Set problem » Without the images, write out the whole listing exactly.

━━━━━ Raw data ━━━━━

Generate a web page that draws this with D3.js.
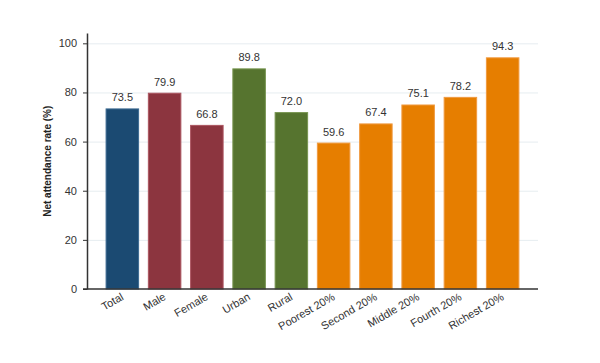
<!DOCTYPE html>
<html>
<head>
<meta charset="utf-8">
<script src="https://cdn.jsdelivr.net/npm/d3@7"></script>
<style>
	body { margin: 0; background: #fff; }
	text { font-family: "Liberation Sans", Arial, sans-serif; }
</style>
</head>
<body>
<div id="vis"></div>
<script>
// Bar chart data
var categories = ['Total', 'Male', 'Female', 'Urban', 'Rural', 'Poorest 20%', 'Second 20%', 'Middle 20%', 'Fourth 20%', 'Richest 20%'];
var values = [73.5, 79.9, 66.8, 89.8, 72.0, 59.6, 67.4, 75.1, 78.2, 94.3];
var groups = ['total', 'sex', 'sex', 'residence', 'residence', 'wealth', 'wealth', 'wealth', 'wealth', 'wealth'];
var yTicks = [0, 20, 40, 60, 80, 100];

var groupColors = {total: '#1b4a72', sex: '#8c353f', residence: '#56742f', wealth: '#e67e00'};
var groupStroke = {total: '#3b6a92', sex: '#ac5560', residence: '#76944f', wealth: '#f09a40'};

var width = 600, height = 363;
var margin = {top: 33, right: 62, bottom: 74, left: 87};

var svg = d3.select('#vis')
	.append('svg')
	.attr('width', width)
	.attr('height', height);

var x = d3.scaleBand()
	.domain(categories)
	.range([margin.left, width - margin.right])
	.paddingInner(0.207)
	.paddingOuter(0.44);

var y = d3.scaleLinear()
	.domain([0, 104.2])
	.range([height - margin.bottom, margin.top]);

// gridlines
svg.append('g')
	.selectAll('line')
	.data(yTicks.slice(1))
	.enter()
	.append('line')
	.attr('x1', margin.left)
	.attr('x2', width - margin.right)
	.attr('y1', function(d) { return y(d) + 0.5; })
	.attr('y2', function(d) { return y(d) + 0.5; })
	.style('stroke', '#e6edf0')
	.style('stroke-width', 1);

// bars
svg.append('g')
	.selectAll('rect')
	.data(values)
	.enter()
	.append('rect')
	.attr('x', function(d, i) { return x(categories[i]) + 0.5; })
	.attr('y', function(d) { return y(d) + 0.5; })
	.attr('width', x.bandwidth() - 1)
	.attr('height', function(d) { return y(0) - y(d) - 0.5; })
	.style('fill', function(d, i) { return groupColors[groups[i]]; })
	.style('stroke', function(d, i) { return groupStroke[groups[i]]; })
	.style('stroke-width', 1);

// value labels
svg.append('g')
	.selectAll('text')
	.data(values)
	.enter()
	.append('text')
	.attr('x', function(d, i) { return x(categories[i]) + x.bandwidth() / 2; })
	.attr('y', function(d) { return y(d) - 7; })
	.attr('text-anchor', 'middle')
	.style('font-size', '11px')
	.style('fill', '#333')
	.text(function(d) { return d.toFixed(1); });

// y axis
var yAxis = svg.append('g')
	.attr('transform', 'translate(' + margin.left + ',0)')
	.call(d3.axisLeft(y).tickValues(yTicks).tickSize(4).tickPadding(6).tickSizeOuter(0));
yAxis.select('.domain').style('stroke', '#333').style('stroke-width', 1.5);
yAxis.selectAll('.tick line').style('stroke', '#333');
yAxis.selectAll('.tick text')
	.style('font-size', '11px')
	.style('fill', '#333')
	.style('font-family', '"Liberation Sans", Arial, sans-serif');

// x axis
var xAxis = svg.append('g')
	.attr('transform', 'translate(0,' + y(0) + ')')
	.call(d3.axisBottom(x).tickSize(0).tickPadding(0));
xAxis.select('.domain')
	.attr('d', 'M' + (margin.left - 4) + ',0H' + (width - margin.right))
	.style('stroke', '#333')
	.style('stroke-width', 1.5);
xAxis.selectAll('.tick text')
	.attr('text-anchor', 'end')
	.attr('dy', 0)
	.attr('transform', 'translate(2,10) rotate(-30)')
	.style('font-size', '11px')
	.style('fill', '#333')
	.style('font-family', '"Liberation Sans", Arial, sans-serif');

// y label
svg.append('text')
	.attr('transform', 'translate(51,' + y(52) + ') rotate(-90)')
	.attr('text-anchor', 'middle')
	.style('font-size', '10px')
	.style('font-weight', 'bold')
	.style('fill', '#222')
	.text('Net attendance rate (%)');
</script>
</body>
</html>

━━━━━

Solved exercise »
Generate a web page that draws this with D3.js.
<!DOCTYPE html>
<html>
<head>
<meta charset="utf-8">
<script src="https://cdn.jsdelivr.net/npm/d3@7"></script>
<style>
	body { margin: 0; background: #fff; }
	text { font-family: "Liberation Sans", Arial, sans-serif; }
</style>
</head>
<body>
<div id="vis"></div>
<script>
// Bar chart data
var categories = ['Total', 'Male', 'Female', 'Urban', 'Rural', 'Poorest 20%', 'Second 20%', 'Middle 20%', 'Fourth 20%', 'Richest 20%'];
var values = [73.5, 79.9, 66.8, 89.8, 72.0, 59.6, 67.4, 75.1, 78.2, 94.3];
var groups = ['total', 'sex', 'sex', 'residence', 'residence', 'wealth', 'wealth', 'wealth', 'wealth', 'wealth'];
var yTicks = [0, 20, 40, 60, 80, 100];

var groupColors = {total: '#1b4a72', sex: '#8c353f', residence: '#56742f', wealth: '#e67e00'};
var groupStroke = {total: '#3b6a92', sex: '#ac5560', residence: '#76944f', wealth: '#f09a40'};

var width = 600, height = 363;
var margin = {top: 33, right: 62, bottom: 74, left: 87};

var svg = d3.select('#vis')
	.append('svg')
	.attr('width', width)
	.attr('height', height);

var x = d3.scaleBand()
	.domain(categories)
	.range([margin.left, width - margin.right])
	.paddingInner(0.207)
	.paddingOuter(0.44);

var y = d3.scaleLinear()
	.domain([0, 104.2])
	.range([height - margin.bottom, margin.top]);

// gridlines
svg.append('g')
	.selectAll('line')
	.data(yTicks.slice(1))
	.enter()
	.append('line')
	.attr('x1', margin.left)
	.attr('x2', width - margin.right)
	.attr('y1', function(d) { return y(d) + 0.5; })
	.attr('y2', function(d) { return y(d) + 0.5; })
	.style('stroke', '#e6edf0')
	.style('stroke-width', 1);

// bars
svg.append('g')
	.selectAll('rect')
	.data(values)
	.enter()
	.append('rect')
	.attr('x', function(d, i) { return x(categories[i]) + 0.5; })
	.attr('y', function(d) { return y(d) + 0.5; })
	.attr('width', x.bandwidth() - 1)
	.attr('height', function(d) { return y(0) - y(d) - 0.5; })
	.style('fill', function(d, i) { return groupColors[groups[i]]; })
	.style('stroke', function(d, i) { return groupStroke[groups[i]]; })
	.style('stroke-width', 1);

// value labels
svg.append('g')
	.selectAll('text')
	.data(values)
	.enter()
	.append('text')
	.attr('x', function(d, i) { return x(categories[i]) + x.bandwidth() / 2; })
	.attr('y', function(d) { return y(d) - 7; })
	.attr('text-anchor', 'middle')
	.style('font-size', '11px')
	.style('fill', '#333')
	.text(function(d) { return d.toFixed(1); });

// y axis
var yAxis = svg.append('g')
	.attr('transform', 'translate(' + margin.left + ',0)')
	.call(d3.axisLeft(y).tickValues(yTicks).tickSize(4).tickPadding(6).tickSizeOuter(0));
yAxis.select('.domain').style('stroke', '#333').style('stroke-width', 1.5);
yAxis.selectAll('.tick line').style('stroke', '#333');
yAxis.selectAll('.tick text')
	.style('font-size', '11px')
	.style('fill', '#333')
	.style('font-family', '"Liberation Sans", Arial, sans-serif');

// x axis
var xAxis = svg.append('g')
	.attr('transform', 'translate(0,' + y(0) + ')')
	.call(d3.axisBottom(x).tickSize(0).tickPadding(0));
xAxis.select('.domain')
	.attr('d', 'M' + (margin.left - 4) + ',0H' + (width - margin.right))
	.style('stroke', '#333')
	.style('stroke-width', 1.5);
xAxis.selectAll('.tick text')
	.attr('text-anchor', 'end')
	.attr('dy', 0)
	.attr('transform', 'translate(2,10) rotate(-30)')
	.style('font-size', '11px')
	.style('fill', '#333')
	.style('font-family', '"Liberation Sans", Arial, sans-serif');

// y label
svg.append('text')
	.attr('transform', 'translate(51,' + y(52) + ') rotate(-90)')
	.attr('text-anchor', 'middle')
	.style('font-size', '10px')
	.style('font-weight', 'bold')
	.style('fill', '#222')
	.text('Net attendance rate (%)');
</script>
</body>
</html>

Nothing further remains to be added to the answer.